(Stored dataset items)
══════
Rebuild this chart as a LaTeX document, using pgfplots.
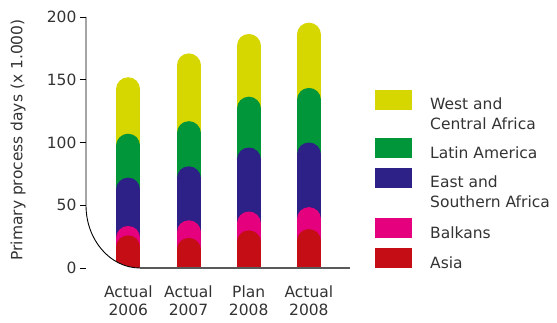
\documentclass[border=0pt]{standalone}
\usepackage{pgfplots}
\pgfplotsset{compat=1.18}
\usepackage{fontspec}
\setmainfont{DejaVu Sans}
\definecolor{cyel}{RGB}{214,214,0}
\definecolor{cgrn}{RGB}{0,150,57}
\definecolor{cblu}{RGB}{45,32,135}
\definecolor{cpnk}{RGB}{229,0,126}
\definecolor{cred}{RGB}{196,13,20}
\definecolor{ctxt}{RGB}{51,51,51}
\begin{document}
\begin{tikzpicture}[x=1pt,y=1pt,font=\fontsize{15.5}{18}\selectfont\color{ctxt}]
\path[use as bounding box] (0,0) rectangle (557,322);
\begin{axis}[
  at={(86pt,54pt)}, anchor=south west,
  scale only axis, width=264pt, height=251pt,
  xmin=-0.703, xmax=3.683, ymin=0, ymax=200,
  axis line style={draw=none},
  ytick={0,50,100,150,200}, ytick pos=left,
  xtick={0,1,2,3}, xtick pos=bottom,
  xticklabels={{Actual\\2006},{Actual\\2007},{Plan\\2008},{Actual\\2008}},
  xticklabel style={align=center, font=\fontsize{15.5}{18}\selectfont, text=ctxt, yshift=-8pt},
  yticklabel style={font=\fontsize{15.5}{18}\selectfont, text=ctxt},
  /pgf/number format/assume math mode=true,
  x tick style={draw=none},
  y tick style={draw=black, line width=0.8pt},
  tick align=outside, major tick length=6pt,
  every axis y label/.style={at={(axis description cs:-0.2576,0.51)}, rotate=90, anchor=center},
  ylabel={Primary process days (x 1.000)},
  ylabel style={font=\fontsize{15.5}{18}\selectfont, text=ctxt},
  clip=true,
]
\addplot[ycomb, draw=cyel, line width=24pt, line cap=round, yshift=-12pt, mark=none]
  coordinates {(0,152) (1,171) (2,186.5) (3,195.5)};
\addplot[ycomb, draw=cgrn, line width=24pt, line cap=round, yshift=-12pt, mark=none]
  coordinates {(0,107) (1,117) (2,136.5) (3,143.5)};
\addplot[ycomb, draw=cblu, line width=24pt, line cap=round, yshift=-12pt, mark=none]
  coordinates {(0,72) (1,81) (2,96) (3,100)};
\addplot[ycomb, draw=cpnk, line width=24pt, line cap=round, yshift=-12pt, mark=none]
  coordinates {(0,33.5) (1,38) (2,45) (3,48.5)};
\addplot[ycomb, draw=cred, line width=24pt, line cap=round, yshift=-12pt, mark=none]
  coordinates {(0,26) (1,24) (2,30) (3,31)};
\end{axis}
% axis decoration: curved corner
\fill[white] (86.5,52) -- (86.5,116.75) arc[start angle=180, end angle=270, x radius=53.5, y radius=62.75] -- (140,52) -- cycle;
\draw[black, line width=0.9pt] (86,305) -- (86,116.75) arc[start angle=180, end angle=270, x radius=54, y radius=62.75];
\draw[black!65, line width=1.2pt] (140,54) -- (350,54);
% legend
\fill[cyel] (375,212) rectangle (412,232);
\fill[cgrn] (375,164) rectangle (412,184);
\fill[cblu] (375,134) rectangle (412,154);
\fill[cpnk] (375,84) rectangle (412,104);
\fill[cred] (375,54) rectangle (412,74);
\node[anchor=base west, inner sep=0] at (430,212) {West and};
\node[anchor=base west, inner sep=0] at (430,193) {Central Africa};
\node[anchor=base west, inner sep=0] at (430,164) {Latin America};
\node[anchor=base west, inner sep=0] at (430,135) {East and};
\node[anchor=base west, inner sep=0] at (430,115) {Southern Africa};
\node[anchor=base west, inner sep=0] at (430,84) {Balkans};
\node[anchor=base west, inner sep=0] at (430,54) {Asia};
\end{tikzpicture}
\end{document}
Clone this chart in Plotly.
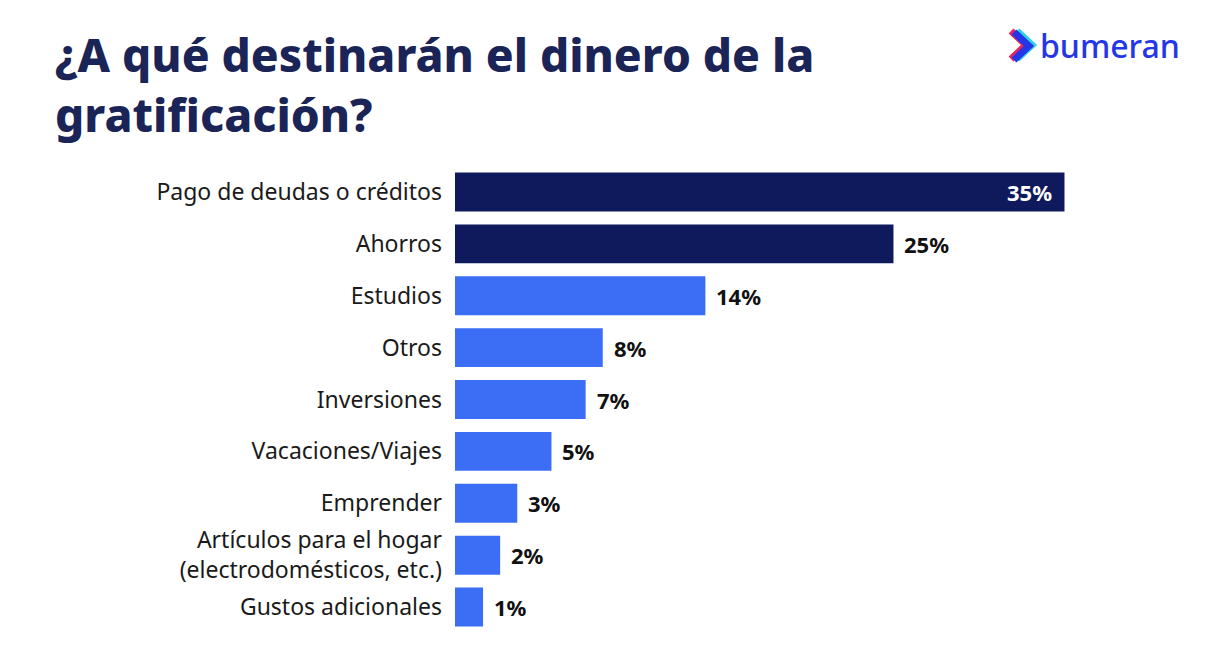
══════
» **AIM**:
Gather every line from the entries above where the word "this" appears, and copy them.

» **WRITTEN SOLUTION**:
Rebuild this chart as a LaTeX document, using pgfplots.
Clone this chart in Plotly.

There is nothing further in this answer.